Source code of charts:
= = = = =

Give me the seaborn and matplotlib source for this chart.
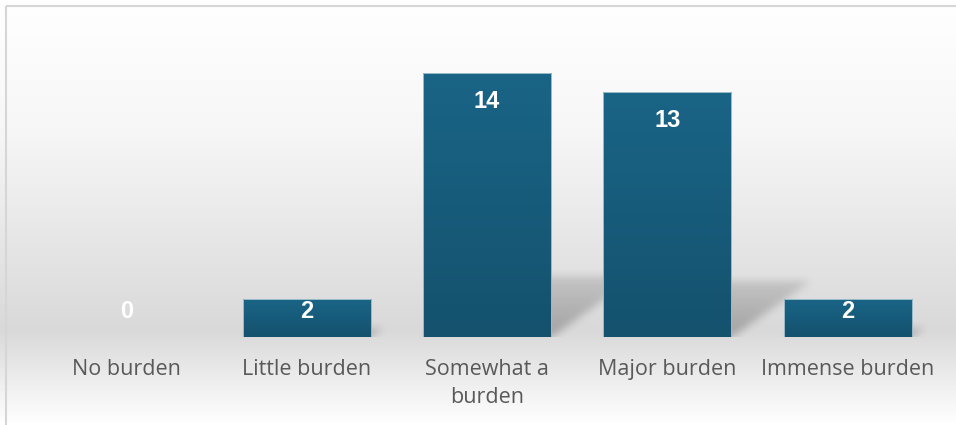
import numpy as np
import pandas as pd
import matplotlib
matplotlib.use("Agg")
import matplotlib.pyplot as plt
import seaborn as sns
from matplotlib.colors import LinearSegmentedColormap

# Survey responses: how much of a burden
categories = ["No burden", "Little burden", "Somewhat a\nburden", "Major burden", "Immense burden"]
counts = [0, 2, 14, 13, 2]

W, H, DPI = 956, 425, 100
sns.set_theme(style="white")
plt.rcParams["font.family"] = ["Open Sans", "DejaVu Sans"]

fig = plt.figure(figsize=(W / DPI, H / DPI), dpi=DPI)

# ---- chart-area background: vertical white -> grey -> white gradient ----
bg = fig.add_axes([0, 0, 1, 1], zorder=0)
bg_cmap = LinearSegmentedColormap.from_list(
    "bg", [(0.0, "#ffffff"), (0.30, "#f7f7f7"), (0.78, "#d9d9d9"), (1.0, "#ffffff")])
bg.imshow(np.linspace(0, 1, H)[:, None], aspect="auto", cmap=bg_cmap,
          extent=(0, W, H, 0), interpolation="bilinear")
bg.plot([6.5, 6.5], [5.5, H], color="#d6d6d6", lw=1.5, solid_capstyle="butt")
bg.plot([6.5, W], [5.5, 5.5], color="#d6d6d6", lw=1.5, solid_capstyle="butt")
bg.set_xlim(0, W)
bg.set_ylim(H, 0)
bg.axis("off")

# ---- main plotting axes ----
ax_l, ax_r, ax_t, ax_b = 36, 938, 35, 337
ax = fig.add_axes([ax_l / W, 1 - ax_b / H, (ax_r - ax_l) / W, (ax_b - ax_t) / H], zorder=1)
ax.patch.set_alpha(0)

YMAX = 16
df = pd.DataFrame({"category": categories, "count": counts})
sns.barplot(data=df, x="category", y="count", color="#175b7c", saturation=1,
            width=0.71, ax=ax, zorder=3, edgecolor="#9dbccb", linewidth=0.7)

# vertical gradient inside each bar
bar_cmap = LinearSegmentedColormap.from_list("bar", ["#14526e", "#1a6486"])
for p in ax.patches:
    x0, y0, w, h = p.get_x(), p.get_y(), p.get_width(), p.get_height()
    if h <= 0:
        p.set_linewidth(0)
        continue
    im = ax.imshow(np.linspace(0, 1, 64)[:, None], cmap=bar_cmap, origin="lower",
                   extent=(x0, x0 + w, y0, y0 + h), aspect="auto", zorder=2.9,
                   interpolation="bilinear")
    im.set_clip_path(p)
    p.set_facecolor("none")

# ---- perspective drop shadow cast to the upper right of each bar ----
nx, ny = ax_r - ax_l, ax_b - ax_t
px_per_x = nx / 5.0
px_per_y = ny / YMAX
xs = np.arange(nx) + 0.5
ys = np.arange(ny) + 0.5
XX, YY = np.meshgrid(xs, ys)
alpha = np.zeros((ny, nx))
for p in ax.patches:
    h = p.get_height()
    if h <= 0:
        continue
    left = (p.get_x() + 0.5) * px_per_x
    right = left + p.get_width() * px_per_x
    sh = 0.23 * h * px_per_y
    skew = 1.4
    m = (YY <= sh) & (XX >= left + skew * YY) & (XX <= right + skew * YY)
    a = np.where(m, 0.25 * (1 - 0.5 * YY / max(sh, 1)), 0)
    alpha = np.maximum(alpha, a)


def blur(arr, s):
    r = int(3 * s)
    k = np.exp(-0.5 * (np.arange(-r, r + 1) / s) ** 2)
    k /= k.sum()
    arr = np.apply_along_axis(lambda v: np.convolve(v, k, mode="same"), 0, arr)
    arr = np.apply_along_axis(lambda v: np.convolve(v, k, mode="same"), 1, arr)
    return arr


alpha = blur(alpha, 4.0)
shadow = np.zeros((ny, nx, 4))
shadow[..., 3] = alpha
ax.imshow(shadow, origin="lower", extent=(-0.5, 4.5, 0, YMAX), aspect="auto",
          zorder=1, interpolation="bilinear")

# ---- value labels inside the top of each bar ----
for i, v in enumerate(counts):
    y_lab = max(v - 29 / px_per_y, 26 / px_per_y)
    ax.text(i, y_lab, str(v), ha="center", va="center", color="white",
            fontsize=17, fontweight="bold", family=["Liberation Sans", "DejaVu Sans"],
            zorder=6)

ax.set_xlim(-0.5, 4.5)
ax.set_ylim(0, YMAX)
ax.set_xticks(range(len(categories)))
ax.set_xticklabels(categories, fontsize=15.5, color="#595959", linespacing=1.45)
ax.tick_params(axis="x", length=0, pad=15.5)
ax.set_yticks([])
ax.set_xlabel("")
ax.set_ylabel("")
for s in ax.spines.values():
    s.set_visible(False)

fig.savefig("out.png", dpi=DPI)
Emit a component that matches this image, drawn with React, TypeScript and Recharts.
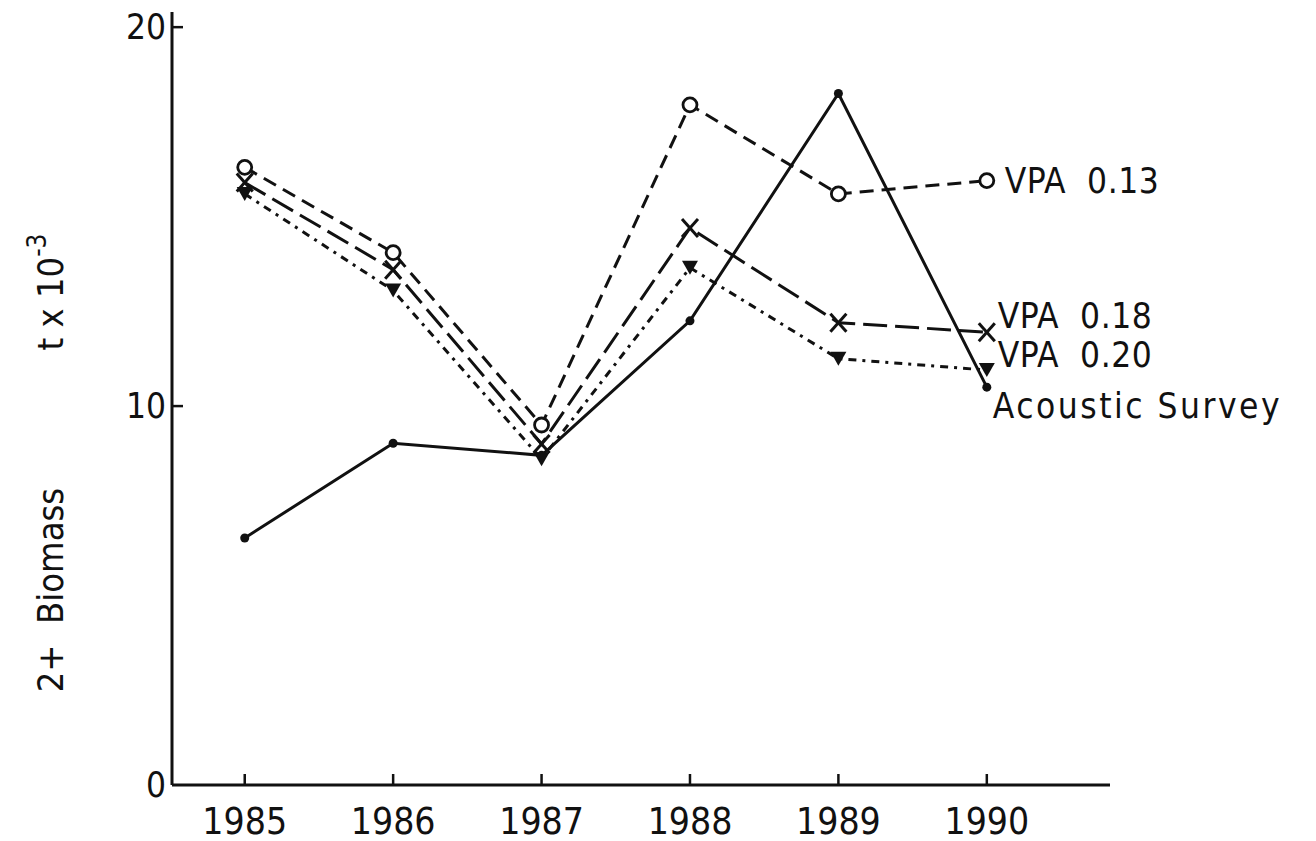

= = = = =

TASK INSTRUCTIONS:
From the entries above, select each line containing the string "seaborn".

IN RESPONSE:
Give me the seaborn and matplotlib source for this chart.
import seaborn as sns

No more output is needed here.